The fine three-dimensional structure of DNA is sequence dependent and TF-DNA interactions depend on various physicochemical parameters, such as contacts between nucleotides and amino acid residues and base pair geometry CITATION.
These parameters are not accounted for by conventional methods for predicting TF binding sites, which rely on sequence information alone.
Letter representations of DNA sequences do not capture the biophysics underlying TF-DNA interactions.
Given that a TF does not read off letters from a DNA sequence, but interacts with a particular sequence because of its chemical and structural features, we hypothesized that better predictions of TF binding sites might be generated by explicitly accounting for these features in an algorithm for predicting TF binding sites.
The mechanisms by which TFs recognize DNA sequences can be divided into two classes: indirect readout and direct readout CITATION.
For indirect readout, a TF recognizes a DNA sequence via the conformation of the sequence, which is determined by the local geometry of base pair steps, the distortion flexibility of the DNA sequence, and protein-DNA interactions CITATION, CITATION.
For direct readout, a TF recognizes a DNA sequence through direct contacts between specific bases of the sequence and amino acid residues of the TF CITATION, CITATION.
These two classes of recognition mechanisms are not mutually exclusive.
In this study, we introduce a method, SiteSleuth, for predicting TF binding sites on the basis of sequence-dependent structural and chemical features of short DNA sequences.
By using molecular dynamics methods to calculate these features, we can map a set of known or potential binding sites for a given TF to vectors of structural and chemical features.

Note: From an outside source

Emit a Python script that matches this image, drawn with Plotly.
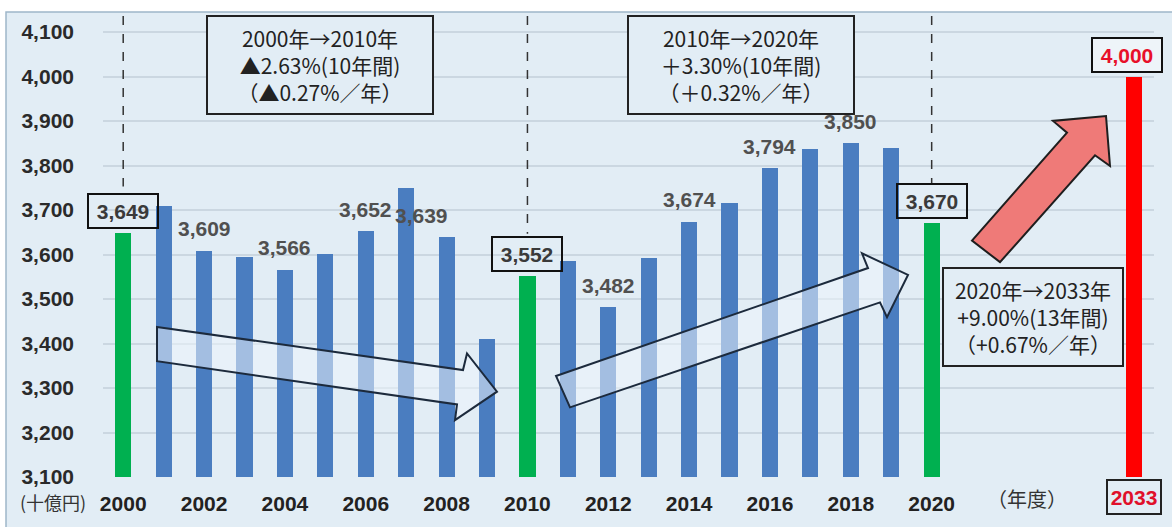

We use features of positive and negative examples of TF binding sites to train a support vector machine to discriminate between true and false binding sites.
Negative examples are derived from randomly selected non-coding DNA sequences.
Positive examples are taken from RegulonDB CITATION, which collects information about TFs in Escherichia coli.
Classifiers for E. coli TFs developed through the SiteSleuth approach are evaluated by cross validation, and the classifier for Fis is tested against chromatin immunoprecipitation -chip assays of Fis binding sites CITATION.
Combining ChIP with microarray technology, ChIP-chip assays provide information about DNA-protein binding in vivo on a genome-wide scale CITATION.
We also evaluate the performance of SiteSleuth against four other computational methods: the method of Berg and von Hippel CITATION, MATRIX SEARCH CITATION, Match CITATION, and QPMEME CITATION.
The BvH, MATRIX SEARCH, and Match methods rely on the PWM approach to capture TF preferences for binding sites.
The QPMEME method is similar to SiteSleuth in that it employs a learning algorithm.
In the case of Fis, we show that SiteSleuth generates significantly fewer estimated false positives and provides higher prediction accuracy than the other computational approaches.